» **What is asked**: Reproduce all of the data below without alteration; exclude every picture.

___ Supplied material ___

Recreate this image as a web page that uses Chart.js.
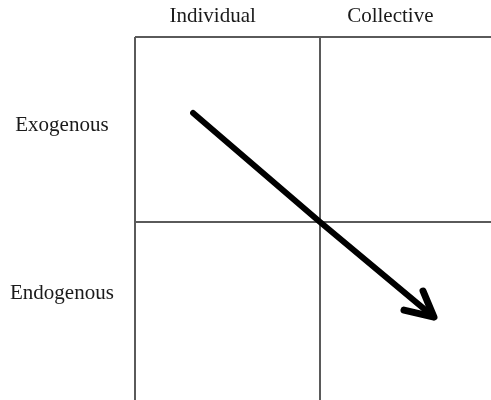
<!DOCTYPE html>
<html>
<head>
<meta charset="utf-8">
<script src="https://cdn.jsdelivr.net/npm/chart.js@4.4.1/dist/chart.umd.min.js"></script>
<style>
html,body{margin:0;padding:0;background:#fff;overflow:hidden;}
#wrap{width:491px;height:400px;position:relative;}
</style>
</head>
<body>
<div id="wrap"><canvas id="c" width="491" height="400"></canvas></div>
<script>
// Categories
const columnLabels = ["Individual", "Collective"];
const rowLabels = ["Exogenous", "Endogenous"];
// label anchor values (data units, one cell = 1)
const columnLabelX = [0.42, 1.38];
const columnLabelY = -0.11;
const rowLabelX = -0.395;
const rowLabelY = [0.476, 1.384];
// grid lines
const gridValues = [0, 1, 2];
// arrow shaft
const arrowShaft = [{x: 0.314, y: 0.411}, {x: 1.0, y: 1.0}, {x: 1.616, y: 1.514}];
// arrow head
const arrowHead = [{x: 1.557, y: 1.373}, {x: 1.616, y: 1.514}, {x: 1.454, y: 1.476}];

const labelPlugin = {
  id: 'labels',
  afterDraw(chart) {
    const ctx = chart.ctx, xs = chart.scales.x, ys = chart.scales.y;
    ctx.save();
    ctx.font = '21px "Liberation Serif", "Times New Roman", serif';
    ctx.fillStyle = '#1a1a1a';
    ctx.textAlign = 'center';
    ctx.textBaseline = 'middle';
    columnLabels.forEach((t, i) => {
      ctx.fillText(t, xs.getPixelForValue(columnLabelX[i]), ys.getPixelForValue(columnLabelY));
    });
    rowLabels.forEach((t, i) => {
      ctx.fillText(t, xs.getPixelForValue(rowLabelX), ys.getPixelForValue(rowLabelY[i]));
    });
    ctx.restore();
  }
};

new Chart(document.getElementById('c'), {
  type: 'scatter',
  data: {
    datasets: [
      {data: arrowShaft, showLine: true, borderColor: '#000', borderWidth: 6, pointRadius: 0, borderCapStyle: 'round', tension: 0},
      {data: arrowHead, showLine: true, borderColor: '#000', borderWidth: 7, pointRadius: 0, borderCapStyle: 'round', borderJoinStyle: 'round', tension: 0}
    ]
  },
  options: {
    responsive: false,
    animation: false,
    layout: {padding: {left: 135, top: 37, right: 0, bottom: 0}},
    plugins: {legend: {display: false}, tooltip: {enabled: false}},
    scales: {
      x: {
        type: 'linear', min: 0, max: (491 - 135) / 185,
        afterBuildTicks: s => { s.ticks = gridValues.map(v => ({value: v})); },
        afterFit: s => { s.height = 0; },
        ticks: {display: false},
        border: {display: false},
        grid: {color: '#5a5a5a', lineWidth: 2, drawTicks: false, tickLength: 0}
      },
      y: {
        type: 'linear', reverse: true, min: 0, max: (400 - 37) / 185,
        afterBuildTicks: s => { s.ticks = gridValues.map(v => ({value: v})); },
        afterFit: s => { s.width = 0; },
        ticks: {display: false},
        border: {display: false},
        grid: {color: '#5a5a5a', lineWidth: 2, drawTicks: false, tickLength: 0}
      }
    }
  },
  plugins: [labelPlugin]
});
</script>
</body>
</html>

___

» **Result for this task**:
Recreate this image as a web page that uses Chart.js.
<!DOCTYPE html>
<html>
<head>
<meta charset="utf-8">
<script src="https://cdn.jsdelivr.net/npm/chart.js@4.4.1/dist/chart.umd.min.js"></script>
<style>
html,body{margin:0;padding:0;background:#fff;overflow:hidden;}
#wrap{width:491px;height:400px;position:relative;}
</style>
</head>
<body>
<div id="wrap"><canvas id="c" width="491" height="400"></canvas></div>
<script>
// Categories
const columnLabels = ["Individual", "Collective"];
const rowLabels = ["Exogenous", "Endogenous"];
// label anchor values (data units, one cell = 1)
const columnLabelX = [0.42, 1.38];
const columnLabelY = -0.11;
const rowLabelX = -0.395;
const rowLabelY = [0.476, 1.384];
// grid lines
const gridValues = [0, 1, 2];
// arrow shaft
const arrowShaft = [{x: 0.314, y: 0.411}, {x: 1.0, y: 1.0}, {x: 1.616, y: 1.514}];
// arrow head
const arrowHead = [{x: 1.557, y: 1.373}, {x: 1.616, y: 1.514}, {x: 1.454, y: 1.476}];

const labelPlugin = {
  id: 'labels',
  afterDraw(chart) {
    const ctx = chart.ctx, xs = chart.scales.x, ys = chart.scales.y;
    ctx.save();
    ctx.font = '21px "Liberation Serif", "Times New Roman", serif';
    ctx.fillStyle = '#1a1a1a';
    ctx.textAlign = 'center';
    ctx.textBaseline = 'middle';
    columnLabels.forEach((t, i) => {
      ctx.fillText(t, xs.getPixelForValue(columnLabelX[i]), ys.getPixelForValue(columnLabelY));
    });
    rowLabels.forEach((t, i) => {
      ctx.fillText(t, xs.getPixelForValue(rowLabelX), ys.getPixelForValue(rowLabelY[i]));
    });
    ctx.restore();
  }
};

new Chart(document.getElementById('c'), {
  type: 'scatter',
  data: {
    datasets: [
      {data: arrowShaft, showLine: true, borderColor: '#000', borderWidth: 6, pointRadius: 0, borderCapStyle: 'round', tension: 0},
      {data: arrowHead, showLine: true, borderColor: '#000', borderWidth: 7, pointRadius: 0, borderCapStyle: 'round', borderJoinStyle: 'round', tension: 0}
    ]
  },
  options: {
    responsive: false,
    animation: false,
    layout: {padding: {left: 135, top: 37, right: 0, bottom: 0}},
    plugins: {legend: {display: false}, tooltip: {enabled: false}},
    scales: {
      x: {
        type: 'linear', min: 0, max: (491 - 135) / 185,
        afterBuildTicks: s => { s.ticks = gridValues.map(v => ({value: v})); },
        afterFit: s => { s.height = 0; },
        ticks: {display: false},
        border: {display: false},
        grid: {color: '#5a5a5a', lineWidth: 2, drawTicks: false, tickLength: 0}
      },
      y: {
        type: 'linear', reverse: true, min: 0, max: (400 - 37) / 185,
        afterBuildTicks: s => { s.ticks = gridValues.map(v => ({value: v})); },
        afterFit: s => { s.width = 0; },
        ticks: {display: false},
        border: {display: false},
        grid: {color: '#5a5a5a', lineWidth: 2, drawTicks: false, tickLength: 0}
      }
    }
  },
  plugins: [labelPlugin]
});
</script>
</body>
</html>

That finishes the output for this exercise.